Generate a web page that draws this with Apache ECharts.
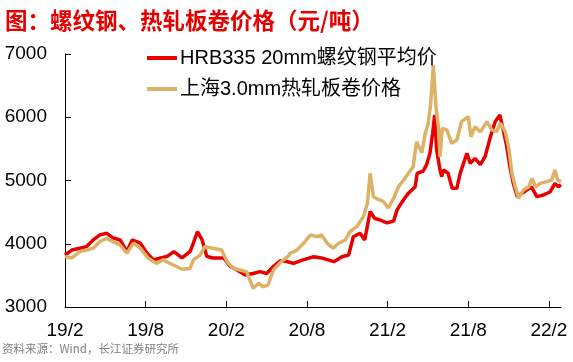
<!DOCTYPE html>
<html><head><meta charset="utf-8">
<script src="https://cdn.jsdelivr.net/npm/echarts@6/dist/echarts.min.js"></script>
<style>html,body{margin:0;padding:0;background:#fff}#c{width:573px;height:362px}</style>
</head><body><div id="c"></div>
<script>
// x values: months since 2019-02
const tickMonths = [0, 6, 12, 18, 24, 30, 36];
const tickLabels = ['19/2', '19/8', '20/2', '20/8', '21/2', '21/8', '22/2'];
const rebarName = 'HRB335 20mm螺纹钢平均价';
const coilName = '上海3.0mm热轧板卷价格';
const rebarMonths = [0.0,0.5,1.1,1.6,2.1,2.6,3.1,3.6,4.1,4.6,5.0,5.6,6.1,6.6,7.1,7.6,8.1,8.7,9.3,9.55,9.85,10.2,10.55,11.0,11.8,12.3,12.8,13.4,14.0,14.5,15.0,15.5,16.0,16.5,17.0,17.7,18.5,19.2,20.0,20.6,21.1,21.45,21.95,22.3,22.7,23.05,23.45,23.95,24.45,24.7,25.2,25.55,26.05,26.2,26.65,26.9,27.15,27.35,27.5,27.65,27.9,28.03,28.15,28.5,28.8,29.15,29.4,29.9,30.15,30.5,30.9,31.25,31.65,32.0,32.35,32.6,32.85,33.1,33.35,33.65,34.0,34.35,34.7,35.1,35.6,36.1,36.45,36.7,36.9];
const rebarPrices = [3822,3900,3930,3955,4060,4140,4165,4090,4060,3875,4060,4010,3850,3745,3775,3800,3875,3775,3875,4010,4190,4060,3800,3775,3775,3640,3585,3505,3530,3560,3530,3640,3730,3720,3690,3745,3795,3770,3717,3795,3822,4110,4165,4060,4510,4400,4375,4330,4360,4535,4700,4800,4900,5114,5150,5250,5430,5745,6036,5482,5166,5060,5166,5114,4877,4877,5113,5430,5270,5350,5250,5376,5692,5930,6036,5800,5550,5218,4955,4745,4798,4850,4900,4745,4770,4823,4955,4900,4930];
const coilMonths = [0.0,0.5,1.1,1.6,2.1,2.6,3.1,3.6,4.1,4.6,5.1,5.6,6.2,6.8,7.3,7.8,8.3,8.7,9.3,9.55,10.05,10.4,11.0,11.65,12.05,12.5,13.0,13.5,14.0,14.4,14.75,15.1,15.5,16.0,16.6,16.75,17.25,17.75,18.25,18.75,19.1,19.5,19.95,20.35,20.85,21.2,21.7,22.2,22.5,22.7,22.95,23.3,23.7,24.05,24.45,24.8,25.2,25.55,25.9,26.15,26.55,26.8,27.0,27.2,27.4,27.6,27.78,27.9,28.07,28.4,28.77,29.15,29.5,30.0,30.2,30.5,30.9,31.4,31.75,32.1,32.4,32.75,33.0,33.25,33.5,33.75,34.1,34.5,34.75,35.0,35.35,35.85,36.2,36.45,36.65,36.9];
const coilPrices = [3795,3775,3875,3900,3930,4035,4085,4030,3980,3850,4010,3930,3770,3690,3745,3690,3640,3597,3610,3745,3820,3955,3930,3900,3720,3610,3585,3558,3296,3375,3320,3350,3585,3700,3800,3850,3900,4007,4138,4112,4138,4007,3930,4007,4060,4190,4270,4428,4640,5114,4745,4700,4665,4565,4720,4900,5008,5114,5218,5614,5440,5745,5877,6200,6820,6167,5850,5376,5825,5800,5588,5640,5930,6010,5692,5850,5772,5930,5800,5772,5904,5772,5535,5114,4900,4718,4850,4900,5035,4900,4955,4982,5008,5166,5008,4982];
const yTicks = [3000, 4000, 5000, 6000, 7000];

const FONT = "'Liberation Sans', Arial, 'Noto Sans CJK SC', sans-serif";
const chart = echarts.init(document.getElementById('c'), null, {renderer: 'canvas'});
const zip = (a, b) => a.map((x, i) => [x, b[i]]);
chart.setOption({
  animation: false,
  backgroundColor: '#fff',
  title: {
    text: '图：螺纹钢、热轧板卷价格（元/吨）',
    left: 0, top: 4,
    textStyle: {color: '#e60000', fontSize: 22.5, fontWeight: 'bold', fontFamily: "'Noto Sans CJK SC', sans-serif"}
  },
  graphic: [{
    type: 'text', left: 2, top: 343,
    style: {text: '资料来源：Wind，长江证券研究所', fill: '#808080', font: "11.5px 'Noto Sans CJK SC', sans-serif"}
  }],
  legend: {
    orient: 'vertical', left: 142, top: 43,
    itemWidth: 30, itemHeight: 4, itemGap: 11,
    icon: 'rect',
    data: [rebarName, coilName],
    textStyle: {fontSize: 20, color: '#000', fontFamily: FONT, lineHeight: 20, padding: [0,0,0,-2]}
  },
  grid: {left: 65, right: 12, top: 54, bottom: 55},
  xAxis: {
    type: 'value', min: 0, max: 36.9,
    axisLine: {show: true, lineStyle: {color: '#000', width: 1}},
    axisTick: {show: true, inside: true, length: 6, lineStyle: {color: '#000'}, customValues: tickMonths},
    axisLabel: {
      customValues: tickMonths,
      formatter: v => { const i = tickMonths.indexOf(Math.round(v)); return i >= 0 ? tickLabels[i] : ''; },
      fontSize: 19, color: '#000', fontFamily: FONT, margin: 14
    },
    splitLine: {show: false}
  },
  yAxis: {
    type: 'value', min: yTicks[0], max: yTicks[yTicks.length - 1], interval: 1000,
    axisLine: {show: true, lineStyle: {color: '#000', width: 1}},
    axisTick: {show: true, inside: true, length: 6, lineStyle: {color: '#000'}},
    axisLabel: {fontSize: 19, color: '#000', fontFamily: FONT, margin: 18, formatter: v => String(v)},
    splitLine: {show: false}
  },
  series: [
    {name: rebarName, type: 'line', data: zip(rebarMonths, rebarPrices), showSymbol: false, symbol: 'none',
     lineStyle: {color: '#e60000', width: 3.5}, itemStyle: {color: '#e60000'}},
    {name: coilName, type: 'line', data: zip(coilMonths, coilPrices), showSymbol: false, symbol: 'none',
     lineStyle: {color: '#dcb266', width: 3.5}, itemStyle: {color: '#dcb266'}}
  ]
});
</script></body></html>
====
Given instruction: Restate the data above word for word. Do not include the images.

Solution for this exercise:
Generate a web page that draws this with Apache ECharts.
<!DOCTYPE html>
<html><head><meta charset="utf-8">
<script src="https://cdn.jsdelivr.net/npm/echarts@6/dist/echarts.min.js"></script>
<style>html,body{margin:0;padding:0;background:#fff}#c{width:573px;height:362px}</style>
</head><body><div id="c"></div>
<script>
// x values: months since 2019-02
const tickMonths = [0, 6, 12, 18, 24, 30, 36];
const tickLabels = ['19/2', '19/8', '20/2', '20/8', '21/2', '21/8', '22/2'];
const rebarName = 'HRB335 20mm螺纹钢平均价';
const coilName = '上海3.0mm热轧板卷价格';
const rebarMonths = [0.0,0.5,1.1,1.6,2.1,2.6,3.1,3.6,4.1,4.6,5.0,5.6,6.1,6.6,7.1,7.6,8.1,8.7,9.3,9.55,9.85,10.2,10.55,11.0,11.8,12.3,12.8,13.4,14.0,14.5,15.0,15.5,16.0,16.5,17.0,17.7,18.5,19.2,20.0,20.6,21.1,21.45,21.95,22.3,22.7,23.05,23.45,23.95,24.45,24.7,25.2,25.55,26.05,26.2,26.65,26.9,27.15,27.35,27.5,27.65,27.9,28.03,28.15,28.5,28.8,29.15,29.4,29.9,30.15,30.5,30.9,31.25,31.65,32.0,32.35,32.6,32.85,33.1,33.35,33.65,34.0,34.35,34.7,35.1,35.6,36.1,36.45,36.7,36.9];
const rebarPrices = [3822,3900,3930,3955,4060,4140,4165,4090,4060,3875,4060,4010,3850,3745,3775,3800,3875,3775,3875,4010,4190,4060,3800,3775,3775,3640,3585,3505,3530,3560,3530,3640,3730,3720,3690,3745,3795,3770,3717,3795,3822,4110,4165,4060,4510,4400,4375,4330,4360,4535,4700,4800,4900,5114,5150,5250,5430,5745,6036,5482,5166,5060,5166,5114,4877,4877,5113,5430,5270,5350,5250,5376,5692,5930,6036,5800,5550,5218,4955,4745,4798,4850,4900,4745,4770,4823,4955,4900,4930];
const coilMonths = [0.0,0.5,1.1,1.6,2.1,2.6,3.1,3.6,4.1,4.6,5.1,5.6,6.2,6.8,7.3,7.8,8.3,8.7,9.3,9.55,10.05,10.4,11.0,11.65,12.05,12.5,13.0,13.5,14.0,14.4,14.75,15.1,15.5,16.0,16.6,16.75,17.25,17.75,18.25,18.75,19.1,19.5,19.95,20.35,20.85,21.2,21.7,22.2,22.5,22.7,22.95,23.3,23.7,24.05,24.45,24.8,25.2,25.55,25.9,26.15,26.55,26.8,27.0,27.2,27.4,27.6,27.78,27.9,28.07,28.4,28.77,29.15,29.5,30.0,30.2,30.5,30.9,31.4,31.75,32.1,32.4,32.75,33.0,33.25,33.5,33.75,34.1,34.5,34.75,35.0,35.35,35.85,36.2,36.45,36.65,36.9];
const coilPrices = [3795,3775,3875,3900,3930,4035,4085,4030,3980,3850,4010,3930,3770,3690,3745,3690,3640,3597,3610,3745,3820,3955,3930,3900,3720,3610,3585,3558,3296,3375,3320,3350,3585,3700,3800,3850,3900,4007,4138,4112,4138,4007,3930,4007,4060,4190,4270,4428,4640,5114,4745,4700,4665,4565,4720,4900,5008,5114,5218,5614,5440,5745,5877,6200,6820,6167,5850,5376,5825,5800,5588,5640,5930,6010,5692,5850,5772,5930,5800,5772,5904,5772,5535,5114,4900,4718,4850,4900,5035,4900,4955,4982,5008,5166,5008,4982];
const yTicks = [3000, 4000, 5000, 6000, 7000];

const FONT = "'Liberation Sans', Arial, 'Noto Sans CJK SC', sans-serif";
const chart = echarts.init(document.getElementById('c'), null, {renderer: 'canvas'});
const zip = (a, b) => a.map((x, i) => [x, b[i]]);
chart.setOption({
  animation: false,
  backgroundColor: '#fff',
  title: {
    text: '图：螺纹钢、热轧板卷价格（元/吨）',
    left: 0, top: 4,
    textStyle: {color: '#e60000', fontSize: 22.5, fontWeight: 'bold', fontFamily: "'Noto Sans CJK SC', sans-serif"}
  },
  graphic: [{
    type: 'text', left: 2, top: 343,
    style: {text: '资料来源：Wind，长江证券研究所', fill: '#808080', font: "11.5px 'Noto Sans CJK SC', sans-serif"}
  }],
  legend: {
    orient: 'vertical', left: 142, top: 43,
    itemWidth: 30, itemHeight: 4, itemGap: 11,
    icon: 'rect',
    data: [rebarName, coilName],
    textStyle: {fontSize: 20, color: '#000', fontFamily: FONT, lineHeight: 20, padding: [0,0,0,-2]}
  },
  grid: {left: 65, right: 12, top: 54, bottom: 55},
  xAxis: {
    type: 'value', min: 0, max: 36.9,
    axisLine: {show: true, lineStyle: {color: '#000', width: 1}},
    axisTick: {show: true, inside: true, length: 6, lineStyle: {color: '#000'}, customValues: tickMonths},
    axisLabel: {
      customValues: tickMonths,
      formatter: v => { const i = tickMonths.indexOf(Math.round(v)); return i >= 0 ? tickLabels[i] : ''; },
      fontSize: 19, color: '#000', fontFamily: FONT, margin: 14
    },
    splitLine: {show: false}
  },
  yAxis: {
    type: 'value', min: yTicks[0], max: yTicks[yTicks.length - 1], interval: 1000,
    axisLine: {show: true, lineStyle: {color: '#000', width: 1}},
    axisTick: {show: true, inside: true, length: 6, lineStyle: {color: '#000'}},
    axisLabel: {fontSize: 19, color: '#000', fontFamily: FONT, margin: 18, formatter: v => String(v)},
    splitLine: {show: false}
  },
  series: [
    {name: rebarName, type: 'line', data: zip(rebarMonths, rebarPrices), showSymbol: false, symbol: 'none',
     lineStyle: {color: '#e60000', width: 3.5}, itemStyle: {color: '#e60000'}},
    {name: coilName, type: 'line', data: zip(coilMonths, coilPrices), showSymbol: false, symbol: 'none',
     lineStyle: {color: '#dcb266', width: 3.5}, itemStyle: {color: '#dcb266'}}
  ]
});
</script></body></html>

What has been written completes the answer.